Earlier this year I surveyed B2B marketers about their approaches to corporate blogging. Their strategies take two basic approaches.
Onsite. These marketers take a direct role in finding and supporting internal bloggers and in helping them develop content. The blogs are an integrated part of the corporate marketing strategy and are usually hosted on the corporate website. Most say that they try to suggest topic areas that fit with the company’s overall thought leadership strategy.
Offsite. Whether through choice or through necessity, these marketers take a more hands-off approach—the “let a thousand flowers bloom” approach. They encourage subject matter experts to blog, track what they write about, and offer blogging guidelines and help when needed. They do not set up or tend corporate blogs. The subject matter experts have independent blogs or speak through third-party platforms like Linked-In, etc.
I don’t think that one approach is necessarily better than the other.
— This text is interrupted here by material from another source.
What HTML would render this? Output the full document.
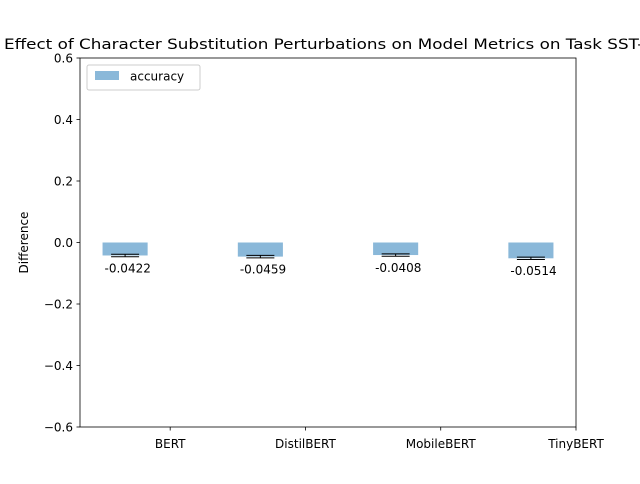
<!DOCTYPE html>
<html><head><meta charset="utf-8"><style>
body{margin:0;background:#fff;font-family:"DejaVu Sans","Liberation Sans",sans-serif;overflow:hidden;}
svg text{font-family:"DejaVu Sans","Liberation Sans",sans-serif;}
</style></head><body>
<svg id="chart" width="640" height="480" xmlns="http://www.w3.org/2000/svg">
<text x="4" y="49" font-size="14.4" textLength="650" lengthAdjust="spacingAndGlyphs">Effect of Character Substitution Perturbations on Model Metrics on Task SST-2</text>
<rect x="80" y="58" width="496" height="369" fill="none" stroke="#000" stroke-width="0.8"/>
<g id="yt"></g><g id="xt"></g><g id="bars"></g>
<text transform="translate(28,242.5) rotate(-90)" font-size="12" text-anchor="middle">Difference</text>
<g>
<rect x="87" y="65" width="113" height="25" fill="#fff" stroke="#ccc" rx="2"/>
<rect x="95" y="71" width="24" height="9" fill="#8ab8d9"/>
<text x="130" y="80.5" font-size="12">accuracy</text>
</g>
</svg>
<script>
const categories=["BERT","DistilBERT","MobileBERT","TinyBERT"];
const values=[-0.0422,-0.0459,-0.0408,-0.0514];
const errors=[0.004,0.004,0.004,0.004];
const yTicks=[-0.6,-0.4,-0.2,0.0,0.2,0.4,0.6];
const NS="http://www.w3.org/2000/svg";
const X0=80,X1=576,Y0=427,Y1=58;
const xs=v=>X0+(v+1/3)/(11/3)*(X1-X0);
const ys=v=>Y0-(v+0.6)/1.2*(Y0-Y1);
function mk(t,a,p){const e=document.createElementNS(NS,t);for(const k in a)e.setAttribute(k,a[k]);p.appendChild(e);return e;}
const yt=document.getElementById('yt'),xt=document.getElementById('xt'),bg=document.getElementById('bars');
yTicks.forEach(v=>{const y=ys(v);
const l=mk('line',{x1:X0-3.5,x2:X0,y1:y,y2:y,stroke:'#000','stroke-width':0.8},yt);


const t=mk('text',{x:X0-7,y:y+4.5,'font-size':12,'text-anchor':'end'},yt);


t.textContent=(v<0?'\u2212':'')+Math.abs(v).toFixed(1);});
const w=1/3;
categories.forEach((c,i)=>{
const tx=xs(i+w);
const l=mk('line',{x1:tx,x2:tx,y1:Y0,y2:Y0+3.5,stroke:'#000','stroke-width':0.8},xt);


const t=mk('text',{x:tx,y:Y0+21,'font-size':12,'text-anchor':'middle'},xt);


t.textContent=c;
const v=values[i],xl=xs(i-w/2),xr=xs(i+w/2),cx=xs(i);
const r=mk('rect',{x:xl,y:Math.min(ys(0),ys(v)),width:xr-xl,height:Math.abs(ys(v)-ys(0)),fill:'#8ab8d9'},bg);


const e=errors[i],yt1=ys(v+e),yb=ys(v-e);
const g=mk('g',{stroke:'#000','stroke-width':1},bg);


mk('line',{x1:cx,x2:cx,y1:yt1,y2:yb},g);
mk('line',{x1:cx-14,x2:cx+14,y1:yt1,y2:yt1},g);
mk('line',{x1:cx-14,x2:cx+14,y1:yb,y2:yb},g);
const lb=mk('text',{x:xl+2,y:ys(v-0.04)+4.5,'font-size':12},bg);


lb.textContent=v.toFixed(4);
});
</script>
</body></html>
But I’d like to hear your opinions. Here are some strengths and weaknesses of both approaches.
Onsite advantages:
- Built-in traffic. It can takes years to build enough word-of-mouth to build a marketing worthy audience for a blog. The corporate homepage can direct a fire hose of traffic to the blog from the start.
- Integration with other marketing. Blogs are only part of a thought leadership marketing program. Surrounding the blog with links to other sections of the site gives the blog credibility and helps build interest.
- Brand respect. Impress visitors by having a summary page of your blogs set against the corporate backdrop.
- Incentives for bloggers. Being on the corporate site is a good way for bloggers to raise their visibility inside the company and promote their careers. It’s also easier for marketers to justify spending their time supporting bloggers when the blogs are on the corporate site.
Onsite disadvantages:
- Suspicion. You can’t have a disclaimer on your corporate-hosted blogs. Readers will assume that corporate bloggers will sanitize their opinions and do what they can to promote their companies. That runs counter to the spirit of the best blogs. Of course, a good blogger can break through that suspicion with content that is interesting, unbiased and altruistic.
- Content inflexibility. Bloggers will feel more irresponsible taking flights of fancy on their corporate-sponsored blogs than on their own personal blogs. And visitors will frame their expectations of the blogs through the expectations they have of the company. For example, visitors may not feel that an executive from a computer networking company should be writing about tangential topics, even if he or she is qualified to do so.
- Technology inflexibility. Corporate websites are complex beasts that are difficult and expensive to change and require going to another department, IT. Meanwhile, social media technology is changing constantly. Corporate-hosted blogs won’t be able to take advantage of the latest social tools that complement blogs without going to IT and getting some custom coding.
- Life sentence. It looks bad when corporate-hosted blogs shut down unless there are others to take their place.
- Failure runs deep. A bad blog with little traffic and no comments reflects badly not just on the blog but on the corporation hosting it.
Offsite advantages:
- Resource savings. Letting bloggers do their own thing requires little support from marketing. A blogging policy is generally enough.
- A degree of separation from mistakes. Gaffes by independent bloggers generally don’t lead back to their employers.
- Thought leadership farm team. Marketers can spot and encourage budding subject matter experts and re-purpose their content as thought leadership.
- Half-life is less important. Independent blogs can appear and disappear without reflecting badly on the blogger’s company.
- Technology flexibility. Independent blogs can take advantage of new technology quickly and easily, because most independent platforms are built on standard internet technologies.
Offsite disadvantages:
- Building traffic takes longer. The search engines don’t pay much attention to blogs with little content. Building up that foundation of content takes time.
- No integration with marketing goals. You take what you get with independent bloggers. You can’t pick the topics.
- Limited incentives. Marketers won’t be able to do much for their independent bloggers.
What do you think? How are you handling your corporate blogging strategy?